▶ **INFORMATION PROVIDED**
BEGIN

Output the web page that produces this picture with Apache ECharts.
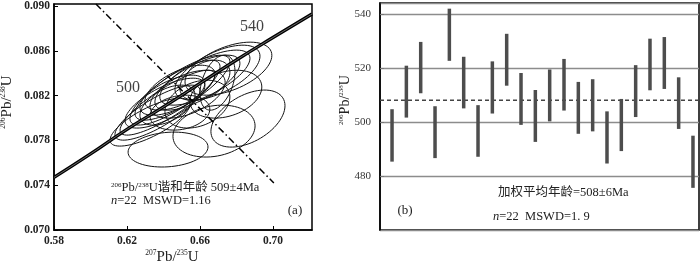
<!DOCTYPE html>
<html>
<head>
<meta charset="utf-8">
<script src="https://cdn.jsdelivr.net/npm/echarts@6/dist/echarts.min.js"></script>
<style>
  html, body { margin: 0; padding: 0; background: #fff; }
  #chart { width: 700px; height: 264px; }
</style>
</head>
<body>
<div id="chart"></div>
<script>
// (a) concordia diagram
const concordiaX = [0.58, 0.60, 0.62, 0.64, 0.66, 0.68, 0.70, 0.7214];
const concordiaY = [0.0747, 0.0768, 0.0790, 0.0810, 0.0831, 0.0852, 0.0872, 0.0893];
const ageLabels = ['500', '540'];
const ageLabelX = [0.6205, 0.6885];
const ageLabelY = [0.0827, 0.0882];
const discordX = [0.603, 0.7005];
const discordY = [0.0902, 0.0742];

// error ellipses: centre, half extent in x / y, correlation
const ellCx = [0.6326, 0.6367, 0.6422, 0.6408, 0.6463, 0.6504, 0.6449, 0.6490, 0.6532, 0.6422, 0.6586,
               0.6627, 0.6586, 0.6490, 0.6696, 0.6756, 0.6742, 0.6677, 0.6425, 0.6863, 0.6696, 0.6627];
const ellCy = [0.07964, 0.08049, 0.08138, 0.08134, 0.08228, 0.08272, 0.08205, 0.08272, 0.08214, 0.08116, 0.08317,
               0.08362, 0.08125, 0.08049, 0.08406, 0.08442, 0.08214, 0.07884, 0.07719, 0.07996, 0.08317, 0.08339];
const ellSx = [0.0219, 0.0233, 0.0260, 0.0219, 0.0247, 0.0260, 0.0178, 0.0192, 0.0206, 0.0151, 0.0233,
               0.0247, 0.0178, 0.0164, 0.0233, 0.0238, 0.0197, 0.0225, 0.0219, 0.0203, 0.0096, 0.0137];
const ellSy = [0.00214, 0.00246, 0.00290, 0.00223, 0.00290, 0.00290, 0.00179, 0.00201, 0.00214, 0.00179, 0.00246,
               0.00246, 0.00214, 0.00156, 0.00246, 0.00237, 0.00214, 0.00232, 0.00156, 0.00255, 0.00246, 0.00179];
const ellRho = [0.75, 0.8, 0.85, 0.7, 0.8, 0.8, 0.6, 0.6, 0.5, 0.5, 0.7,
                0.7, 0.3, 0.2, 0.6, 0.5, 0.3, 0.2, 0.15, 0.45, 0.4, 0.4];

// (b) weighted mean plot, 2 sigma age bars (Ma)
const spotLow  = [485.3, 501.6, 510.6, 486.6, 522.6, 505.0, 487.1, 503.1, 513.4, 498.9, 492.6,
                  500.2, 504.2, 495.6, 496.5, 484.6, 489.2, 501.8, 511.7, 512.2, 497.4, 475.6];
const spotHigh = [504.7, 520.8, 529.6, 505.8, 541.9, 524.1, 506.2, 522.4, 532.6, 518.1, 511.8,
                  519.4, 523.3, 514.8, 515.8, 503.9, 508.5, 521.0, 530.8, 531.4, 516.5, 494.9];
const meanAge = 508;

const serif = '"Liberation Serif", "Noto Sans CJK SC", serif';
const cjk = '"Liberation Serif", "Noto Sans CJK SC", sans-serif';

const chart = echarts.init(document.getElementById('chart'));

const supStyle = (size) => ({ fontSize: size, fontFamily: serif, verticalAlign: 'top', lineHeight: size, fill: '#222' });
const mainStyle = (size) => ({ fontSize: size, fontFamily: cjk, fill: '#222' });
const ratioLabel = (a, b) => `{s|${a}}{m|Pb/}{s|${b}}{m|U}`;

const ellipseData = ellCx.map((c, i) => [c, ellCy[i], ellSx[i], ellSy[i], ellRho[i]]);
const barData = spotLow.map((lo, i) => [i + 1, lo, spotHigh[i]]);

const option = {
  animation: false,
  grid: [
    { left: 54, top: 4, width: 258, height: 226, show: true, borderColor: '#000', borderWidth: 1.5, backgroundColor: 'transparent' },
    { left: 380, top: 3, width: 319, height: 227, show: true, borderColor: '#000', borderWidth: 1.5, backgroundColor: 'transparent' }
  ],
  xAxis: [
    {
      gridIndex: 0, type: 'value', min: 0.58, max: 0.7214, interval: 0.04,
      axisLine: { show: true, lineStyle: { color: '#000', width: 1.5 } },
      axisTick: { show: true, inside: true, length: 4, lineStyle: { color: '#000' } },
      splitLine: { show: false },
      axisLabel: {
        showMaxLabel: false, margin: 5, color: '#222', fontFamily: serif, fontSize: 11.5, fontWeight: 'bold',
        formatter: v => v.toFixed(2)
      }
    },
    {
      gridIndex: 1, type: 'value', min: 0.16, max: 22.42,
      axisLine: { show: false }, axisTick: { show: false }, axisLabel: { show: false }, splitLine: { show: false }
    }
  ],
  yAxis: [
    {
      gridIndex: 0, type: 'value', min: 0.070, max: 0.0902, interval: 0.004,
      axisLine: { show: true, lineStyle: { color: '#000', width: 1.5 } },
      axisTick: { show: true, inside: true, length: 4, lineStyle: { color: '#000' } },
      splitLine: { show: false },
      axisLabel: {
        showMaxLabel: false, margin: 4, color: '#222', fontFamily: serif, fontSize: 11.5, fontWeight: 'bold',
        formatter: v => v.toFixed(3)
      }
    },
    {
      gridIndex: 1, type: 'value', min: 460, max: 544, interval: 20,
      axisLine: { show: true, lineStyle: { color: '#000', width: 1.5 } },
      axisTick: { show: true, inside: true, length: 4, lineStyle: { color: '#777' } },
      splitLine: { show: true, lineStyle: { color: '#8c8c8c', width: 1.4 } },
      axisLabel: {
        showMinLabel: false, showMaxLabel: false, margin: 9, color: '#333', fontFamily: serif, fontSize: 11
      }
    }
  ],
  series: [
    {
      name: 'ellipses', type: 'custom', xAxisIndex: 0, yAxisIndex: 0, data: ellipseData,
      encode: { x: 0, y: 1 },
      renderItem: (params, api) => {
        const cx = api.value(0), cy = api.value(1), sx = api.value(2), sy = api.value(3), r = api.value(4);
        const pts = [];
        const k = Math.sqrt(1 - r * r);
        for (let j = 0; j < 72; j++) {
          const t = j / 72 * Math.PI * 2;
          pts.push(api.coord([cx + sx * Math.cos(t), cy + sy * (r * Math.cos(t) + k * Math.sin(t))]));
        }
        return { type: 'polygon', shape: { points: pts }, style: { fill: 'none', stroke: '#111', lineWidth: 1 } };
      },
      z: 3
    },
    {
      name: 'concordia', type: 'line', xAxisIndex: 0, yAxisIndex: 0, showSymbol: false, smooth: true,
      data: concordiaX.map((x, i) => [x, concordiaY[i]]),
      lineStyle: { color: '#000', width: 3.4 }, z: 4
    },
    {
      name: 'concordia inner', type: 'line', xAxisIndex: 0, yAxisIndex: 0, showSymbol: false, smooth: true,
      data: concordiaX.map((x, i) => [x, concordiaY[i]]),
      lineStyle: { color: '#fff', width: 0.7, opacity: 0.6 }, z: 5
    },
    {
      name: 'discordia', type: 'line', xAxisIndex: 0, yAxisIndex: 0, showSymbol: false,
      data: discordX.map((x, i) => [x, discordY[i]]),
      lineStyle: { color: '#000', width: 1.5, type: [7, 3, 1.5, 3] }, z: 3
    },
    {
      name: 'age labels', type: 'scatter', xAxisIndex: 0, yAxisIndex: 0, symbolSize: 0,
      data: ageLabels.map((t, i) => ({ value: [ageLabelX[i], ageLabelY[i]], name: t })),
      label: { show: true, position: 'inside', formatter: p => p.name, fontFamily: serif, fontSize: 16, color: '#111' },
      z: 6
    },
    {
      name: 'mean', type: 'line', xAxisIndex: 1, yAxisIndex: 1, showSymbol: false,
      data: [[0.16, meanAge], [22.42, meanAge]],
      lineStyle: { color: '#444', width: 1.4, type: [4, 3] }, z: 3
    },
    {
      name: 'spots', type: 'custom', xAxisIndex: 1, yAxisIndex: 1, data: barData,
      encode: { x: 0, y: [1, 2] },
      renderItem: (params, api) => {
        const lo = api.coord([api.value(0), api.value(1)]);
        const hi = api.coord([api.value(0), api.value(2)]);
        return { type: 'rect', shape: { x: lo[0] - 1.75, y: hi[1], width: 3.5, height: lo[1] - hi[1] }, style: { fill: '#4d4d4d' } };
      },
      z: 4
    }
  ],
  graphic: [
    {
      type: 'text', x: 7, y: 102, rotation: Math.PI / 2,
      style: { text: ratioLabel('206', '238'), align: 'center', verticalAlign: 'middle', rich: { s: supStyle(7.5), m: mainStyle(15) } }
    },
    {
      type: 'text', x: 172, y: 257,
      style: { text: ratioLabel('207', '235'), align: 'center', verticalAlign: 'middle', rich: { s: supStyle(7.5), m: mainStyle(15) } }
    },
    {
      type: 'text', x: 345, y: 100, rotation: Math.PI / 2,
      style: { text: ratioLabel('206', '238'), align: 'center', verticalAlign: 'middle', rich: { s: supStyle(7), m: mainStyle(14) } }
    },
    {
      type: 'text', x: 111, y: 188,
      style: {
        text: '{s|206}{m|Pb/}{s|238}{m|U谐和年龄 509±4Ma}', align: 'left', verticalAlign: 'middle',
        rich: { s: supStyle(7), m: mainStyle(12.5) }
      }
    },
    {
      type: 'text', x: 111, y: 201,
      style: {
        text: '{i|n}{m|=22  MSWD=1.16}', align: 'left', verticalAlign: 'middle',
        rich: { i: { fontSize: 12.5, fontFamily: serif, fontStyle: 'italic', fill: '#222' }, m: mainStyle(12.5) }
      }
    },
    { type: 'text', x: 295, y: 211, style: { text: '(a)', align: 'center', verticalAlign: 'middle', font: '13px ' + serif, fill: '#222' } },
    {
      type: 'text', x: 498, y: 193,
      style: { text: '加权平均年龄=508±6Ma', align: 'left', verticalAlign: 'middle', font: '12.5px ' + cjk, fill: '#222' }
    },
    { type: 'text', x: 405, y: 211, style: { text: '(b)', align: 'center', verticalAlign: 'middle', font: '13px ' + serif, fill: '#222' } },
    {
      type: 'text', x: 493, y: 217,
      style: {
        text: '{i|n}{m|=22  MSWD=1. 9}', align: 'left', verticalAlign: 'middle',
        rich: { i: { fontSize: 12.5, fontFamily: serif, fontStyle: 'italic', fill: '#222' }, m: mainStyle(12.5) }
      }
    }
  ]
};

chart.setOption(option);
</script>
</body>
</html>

END

▶ **REQUIRED TASK**
Without the pictures, return the listing above from its first line through the line that has "0.7, 0.3, 0.2, 0.6, 0.5, 0.3, 0.2, 0.15, 0.45, 0.4, 0.4];".

▶ **RESPONSE TO THE TASK**
Output the web page that produces this picture with Apache ECharts.
<!DOCTYPE html>
<html>
<head>
<meta charset="utf-8">
<script src="https://cdn.jsdelivr.net/npm/echarts@6/dist/echarts.min.js"></script>
<style>
  html, body { margin: 0; padding: 0; background: #fff; }
  #chart { width: 700px; height: 264px; }
</style>
</head>
<body>
<div id="chart"></div>
<script>
// (a) concordia diagram
const concordiaX = [0.58, 0.60, 0.62, 0.64, 0.66, 0.68, 0.70, 0.7214];
const concordiaY = [0.0747, 0.0768, 0.0790, 0.0810, 0.0831, 0.0852, 0.0872, 0.0893];
const ageLabels = ['500', '540'];
const ageLabelX = [0.6205, 0.6885];
const ageLabelY = [0.0827, 0.0882];
const discordX = [0.603, 0.7005];
const discordY = [0.0902, 0.0742];

// error ellipses: centre, half extent in x / y, correlation
const ellCx = [0.6326, 0.6367, 0.6422, 0.6408, 0.6463, 0.6504, 0.6449, 0.6490, 0.6532, 0.6422, 0.6586,
               0.6627, 0.6586, 0.6490, 0.6696, 0.6756, 0.6742, 0.6677, 0.6425, 0.6863, 0.6696, 0.6627];
const ellCy = [0.07964, 0.08049, 0.08138, 0.08134, 0.08228, 0.08272, 0.08205, 0.08272, 0.08214, 0.08116, 0.08317,
               0.08362, 0.08125, 0.08049, 0.08406, 0.08442, 0.08214, 0.07884, 0.07719, 0.07996, 0.08317, 0.08339];
const ellSx = [0.0219, 0.0233, 0.0260, 0.0219, 0.0247, 0.0260, 0.0178, 0.0192, 0.0206, 0.0151, 0.0233,
               0.0247, 0.0178, 0.0164, 0.0233, 0.0238, 0.0197, 0.0225, 0.0219, 0.0203, 0.0096, 0.0137];
const ellSy = [0.00214, 0.00246, 0.00290, 0.00223, 0.00290, 0.00290, 0.00179, 0.00201, 0.00214, 0.00179, 0.00246,
               0.00246, 0.00214, 0.00156, 0.00246, 0.00237, 0.00214, 0.00232, 0.00156, 0.00255, 0.00246, 0.00179];
const ellRho = [0.75, 0.8, 0.85, 0.7, 0.8, 0.8, 0.6, 0.6, 0.5, 0.5, 0.7,
                0.7, 0.3, 0.2, 0.6, 0.5, 0.3, 0.2, 0.15, 0.45, 0.4, 0.4];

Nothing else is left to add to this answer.